--- start ---

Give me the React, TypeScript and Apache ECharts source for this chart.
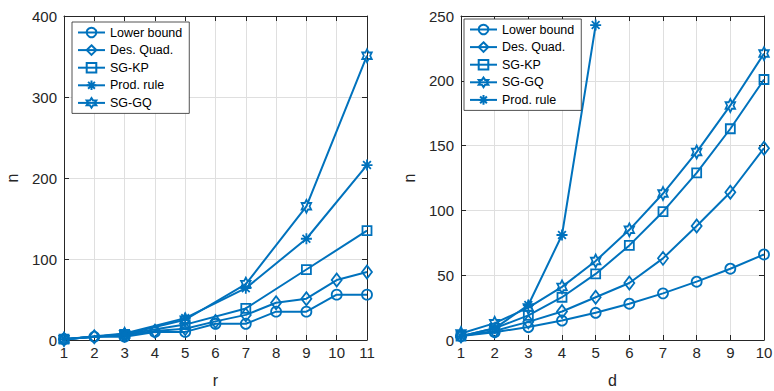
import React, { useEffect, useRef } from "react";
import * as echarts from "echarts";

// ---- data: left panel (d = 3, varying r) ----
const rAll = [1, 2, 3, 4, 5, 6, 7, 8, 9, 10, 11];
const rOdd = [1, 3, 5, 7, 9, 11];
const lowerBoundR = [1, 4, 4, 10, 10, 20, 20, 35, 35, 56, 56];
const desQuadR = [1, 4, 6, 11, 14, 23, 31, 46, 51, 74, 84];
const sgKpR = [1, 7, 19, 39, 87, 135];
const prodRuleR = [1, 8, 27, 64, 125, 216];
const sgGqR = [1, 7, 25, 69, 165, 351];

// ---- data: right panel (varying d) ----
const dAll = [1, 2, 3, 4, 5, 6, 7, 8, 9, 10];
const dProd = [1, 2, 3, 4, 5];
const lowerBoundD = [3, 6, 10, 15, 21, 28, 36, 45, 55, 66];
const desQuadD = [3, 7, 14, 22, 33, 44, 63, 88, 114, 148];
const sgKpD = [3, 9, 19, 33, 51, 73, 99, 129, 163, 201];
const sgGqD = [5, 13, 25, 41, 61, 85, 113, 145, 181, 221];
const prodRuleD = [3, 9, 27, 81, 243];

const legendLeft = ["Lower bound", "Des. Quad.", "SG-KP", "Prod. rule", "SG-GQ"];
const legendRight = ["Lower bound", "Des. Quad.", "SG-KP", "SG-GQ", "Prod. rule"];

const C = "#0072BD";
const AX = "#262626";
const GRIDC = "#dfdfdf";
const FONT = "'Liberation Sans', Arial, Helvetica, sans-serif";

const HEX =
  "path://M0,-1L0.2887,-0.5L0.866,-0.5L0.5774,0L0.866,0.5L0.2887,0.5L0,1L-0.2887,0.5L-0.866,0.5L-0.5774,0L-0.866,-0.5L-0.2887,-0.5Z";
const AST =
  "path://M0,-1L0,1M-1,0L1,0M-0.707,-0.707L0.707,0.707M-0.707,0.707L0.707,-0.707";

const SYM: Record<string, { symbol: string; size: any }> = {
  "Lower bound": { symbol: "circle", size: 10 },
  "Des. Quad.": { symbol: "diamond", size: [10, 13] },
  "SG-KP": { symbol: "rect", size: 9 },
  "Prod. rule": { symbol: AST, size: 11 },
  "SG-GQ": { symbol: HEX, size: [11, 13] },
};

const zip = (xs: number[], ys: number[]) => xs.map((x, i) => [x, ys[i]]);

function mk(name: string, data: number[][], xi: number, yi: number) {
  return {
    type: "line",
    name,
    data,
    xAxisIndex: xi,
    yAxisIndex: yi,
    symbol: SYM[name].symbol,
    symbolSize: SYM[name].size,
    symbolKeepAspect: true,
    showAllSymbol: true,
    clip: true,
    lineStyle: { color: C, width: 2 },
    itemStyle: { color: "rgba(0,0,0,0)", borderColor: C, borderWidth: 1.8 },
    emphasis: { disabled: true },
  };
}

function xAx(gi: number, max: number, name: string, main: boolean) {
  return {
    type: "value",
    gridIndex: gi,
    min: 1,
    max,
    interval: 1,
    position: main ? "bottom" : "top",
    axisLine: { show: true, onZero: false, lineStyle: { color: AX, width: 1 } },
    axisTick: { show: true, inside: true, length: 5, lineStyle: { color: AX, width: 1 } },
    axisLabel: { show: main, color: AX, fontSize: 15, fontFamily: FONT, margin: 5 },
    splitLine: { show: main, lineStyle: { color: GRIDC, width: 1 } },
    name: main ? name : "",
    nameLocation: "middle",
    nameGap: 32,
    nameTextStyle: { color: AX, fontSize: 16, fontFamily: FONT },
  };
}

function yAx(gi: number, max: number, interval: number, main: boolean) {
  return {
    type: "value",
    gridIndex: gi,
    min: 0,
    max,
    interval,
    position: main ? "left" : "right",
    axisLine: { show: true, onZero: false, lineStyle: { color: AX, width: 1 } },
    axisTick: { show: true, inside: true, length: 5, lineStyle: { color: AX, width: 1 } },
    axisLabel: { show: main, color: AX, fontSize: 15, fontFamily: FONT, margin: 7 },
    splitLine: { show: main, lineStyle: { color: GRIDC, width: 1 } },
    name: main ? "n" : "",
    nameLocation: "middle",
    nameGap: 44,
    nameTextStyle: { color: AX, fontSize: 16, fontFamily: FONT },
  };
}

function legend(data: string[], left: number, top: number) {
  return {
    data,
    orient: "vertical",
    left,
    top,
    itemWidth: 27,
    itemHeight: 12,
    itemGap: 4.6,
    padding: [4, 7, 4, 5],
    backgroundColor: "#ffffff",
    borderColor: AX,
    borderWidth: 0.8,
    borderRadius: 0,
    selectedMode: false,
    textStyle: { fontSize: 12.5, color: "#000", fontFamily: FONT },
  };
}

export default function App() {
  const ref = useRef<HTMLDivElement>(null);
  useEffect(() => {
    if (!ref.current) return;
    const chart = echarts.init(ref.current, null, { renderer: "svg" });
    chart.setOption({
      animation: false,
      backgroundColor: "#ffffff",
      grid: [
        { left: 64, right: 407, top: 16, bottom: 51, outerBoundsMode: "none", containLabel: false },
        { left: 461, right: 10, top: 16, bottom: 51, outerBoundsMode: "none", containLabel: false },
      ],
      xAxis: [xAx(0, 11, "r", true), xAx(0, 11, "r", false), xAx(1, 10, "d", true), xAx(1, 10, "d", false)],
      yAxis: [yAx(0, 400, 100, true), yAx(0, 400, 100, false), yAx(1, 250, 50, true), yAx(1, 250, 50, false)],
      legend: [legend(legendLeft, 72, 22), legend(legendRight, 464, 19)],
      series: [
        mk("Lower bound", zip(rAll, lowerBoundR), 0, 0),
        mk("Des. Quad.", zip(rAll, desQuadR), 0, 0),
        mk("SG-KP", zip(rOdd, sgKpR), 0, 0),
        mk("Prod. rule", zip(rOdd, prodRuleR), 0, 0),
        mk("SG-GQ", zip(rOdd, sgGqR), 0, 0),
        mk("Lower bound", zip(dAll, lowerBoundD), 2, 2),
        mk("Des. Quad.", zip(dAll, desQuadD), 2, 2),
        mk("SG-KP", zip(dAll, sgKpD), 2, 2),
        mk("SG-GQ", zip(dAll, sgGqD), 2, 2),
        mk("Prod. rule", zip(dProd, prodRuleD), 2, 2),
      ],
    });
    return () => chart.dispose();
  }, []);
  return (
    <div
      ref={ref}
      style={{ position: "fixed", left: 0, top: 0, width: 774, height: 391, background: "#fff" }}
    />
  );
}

--- end ---

The data above needs to be retyped exactly, with the images left out.

• **EXERCISE OUTPUT**
Give me the React, TypeScript and Apache ECharts source for this chart.
import React, { useEffect, useRef } from "react";
import * as echarts from "echarts";

// ---- data: left panel (d = 3, varying r) ----
const rAll = [1, 2, 3, 4, 5, 6, 7, 8, 9, 10, 11];
const rOdd = [1, 3, 5, 7, 9, 11];
const lowerBoundR = [1, 4, 4, 10, 10, 20, 20, 35, 35, 56, 56];
const desQuadR = [1, 4, 6, 11, 14, 23, 31, 46, 51, 74, 84];
const sgKpR = [1, 7, 19, 39, 87, 135];
const prodRuleR = [1, 8, 27, 64, 125, 216];
const sgGqR = [1, 7, 25, 69, 165, 351];

// ---- data: right panel (varying d) ----
const dAll = [1, 2, 3, 4, 5, 6, 7, 8, 9, 10];
const dProd = [1, 2, 3, 4, 5];
const lowerBoundD = [3, 6, 10, 15, 21, 28, 36, 45, 55, 66];
const desQuadD = [3, 7, 14, 22, 33, 44, 63, 88, 114, 148];
const sgKpD = [3, 9, 19, 33, 51, 73, 99, 129, 163, 201];
const sgGqD = [5, 13, 25, 41, 61, 85, 113, 145, 181, 221];
const prodRuleD = [3, 9, 27, 81, 243];

const legendLeft = ["Lower bound", "Des. Quad.", "SG-KP", "Prod. rule", "SG-GQ"];
const legendRight = ["Lower bound", "Des. Quad.", "SG-KP", "SG-GQ", "Prod. rule"];

const C = "#0072BD";
const AX = "#262626";
const GRIDC = "#dfdfdf";
const FONT = "'Liberation Sans', Arial, Helvetica, sans-serif";

const HEX =
  "path://M0,-1L0.2887,-0.5L0.866,-0.5L0.5774,0L0.866,0.5L0.2887,0.5L0,1L-0.2887,0.5L-0.866,0.5L-0.5774,0L-0.866,-0.5L-0.2887,-0.5Z";
const AST =
  "path://M0,-1L0,1M-1,0L1,0M-0.707,-0.707L0.707,0.707M-0.707,0.707L0.707,-0.707";

const SYM: Record<string, { symbol: string; size: any }> = {
  "Lower bound": { symbol: "circle", size: 10 },
  "Des. Quad.": { symbol: "diamond", size: [10, 13] },
  "SG-KP": { symbol: "rect", size: 9 },
  "Prod. rule": { symbol: AST, size: 11 },
  "SG-GQ": { symbol: HEX, size: [11, 13] },
};

const zip = (xs: number[], ys: number[]) => xs.map((x, i) => [x, ys[i]]);

function mk(name: string, data: number[][], xi: number, yi: number) {
  return {
    type: "line",
    name,
    data,
    xAxisIndex: xi,
    yAxisIndex: yi,
    symbol: SYM[name].symbol,
    symbolSize: SYM[name].size,
    symbolKeepAspect: true,
    showAllSymbol: true,
    clip: true,
    lineStyle: { color: C, width: 2 },
    itemStyle: { color: "rgba(0,0,0,0)", borderColor: C, borderWidth: 1.8 },
    emphasis: { disabled: true },
  };
}

function xAx(gi: number, max: number, name: string, main: boolean) {
  return {
    type: "value",
    gridIndex: gi,
    min: 1,
    max,
    interval: 1,
    position: main ? "bottom" : "top",
    axisLine: { show: true, onZero: false, lineStyle: { color: AX, width: 1 } },
    axisTick: { show: true, inside: true, length: 5, lineStyle: { color: AX, width: 1 } },
    axisLabel: { show: main, color: AX, fontSize: 15, fontFamily: FONT, margin: 5 },
    splitLine: { show: main, lineStyle: { color: GRIDC, width: 1 } },
    name: main ? name : "",
    nameLocation: "middle",
    nameGap: 32,
    nameTextStyle: { color: AX, fontSize: 16, fontFamily: FONT },
  };
}

function yAx(gi: number, max: number, interval: number, main: boolean) {
  return {
    type: "value",
    gridIndex: gi,
    min: 0,
    max,
    interval,
    position: main ? "left" : "right",
    axisLine: { show: true, onZero: false, lineStyle: { color: AX, width: 1 } },
    axisTick: { show: true, inside: true, length: 5, lineStyle: { color: AX, width: 1 } },
    axisLabel: { show: main, color: AX, fontSize: 15, fontFamily: FONT, margin: 7 },
    splitLine: { show: main, lineStyle: { color: GRIDC, width: 1 } },
    name: main ? "n" : "",
    nameLocation: "middle",
    nameGap: 44,
    nameTextStyle: { color: AX, fontSize: 16, fontFamily: FONT },
  };
}

function legend(data: string[], left: number, top: number) {
  return {
    data,
    orient: "vertical",
    left,
    top,
    itemWidth: 27,
    itemHeight: 12,
    itemGap: 4.6,
    padding: [4, 7, 4, 5],
    backgroundColor: "#ffffff",
    borderColor: AX,
    borderWidth: 0.8,
    borderRadius: 0,
    selectedMode: false,
    textStyle: { fontSize: 12.5, color: "#000", fontFamily: FONT },
  };
}

export default function App() {
  const ref = useRef<HTMLDivElement>(null);
  useEffect(() => {
    if (!ref.current) return;
    const chart = echarts.init(ref.current, null, { renderer: "svg" });
    chart.setOption({
      animation: false,
      backgroundColor: "#ffffff",
      grid: [
        { left: 64, right: 407, top: 16, bottom: 51, outerBoundsMode: "none", containLabel: false },
        { left: 461, right: 10, top: 16, bottom: 51, outerBoundsMode: "none", containLabel: false },
      ],
      xAxis: [xAx(0, 11, "r", true), xAx(0, 11, "r", false), xAx(1, 10, "d", true), xAx(1, 10, "d", false)],
      yAxis: [yAx(0, 400, 100, true), yAx(0, 400, 100, false), yAx(1, 250, 50, true), yAx(1, 250, 50, false)],
      legend: [legend(legendLeft, 72, 22), legend(legendRight, 464, 19)],
      series: [
        mk("Lower bound", zip(rAll, lowerBoundR), 0, 0),
        mk("Des. Quad.", zip(rAll, desQuadR), 0, 0),
        mk("SG-KP", zip(rOdd, sgKpR), 0, 0),
        mk("Prod. rule", zip(rOdd, prodRuleR), 0, 0),
        mk("SG-GQ", zip(rOdd, sgGqR), 0, 0),
        mk("Lower bound", zip(dAll, lowerBoundD), 2, 2),
        mk("Des. Quad.", zip(dAll, desQuadD), 2, 2),
        mk("SG-KP", zip(dAll, sgKpD), 2, 2),
        mk("SG-GQ", zip(dAll, sgGqD), 2, 2),
        mk("Prod. rule", zip(dProd, prodRuleD), 2, 2),
      ],
    });
    return () => chart.dispose();
  }, []);
  return (
    <div
      ref={ref}
      style={{ position: "fixed", left: 0, top: 0, width: 774, height: 391, background: "#fff" }}
    />
  );
}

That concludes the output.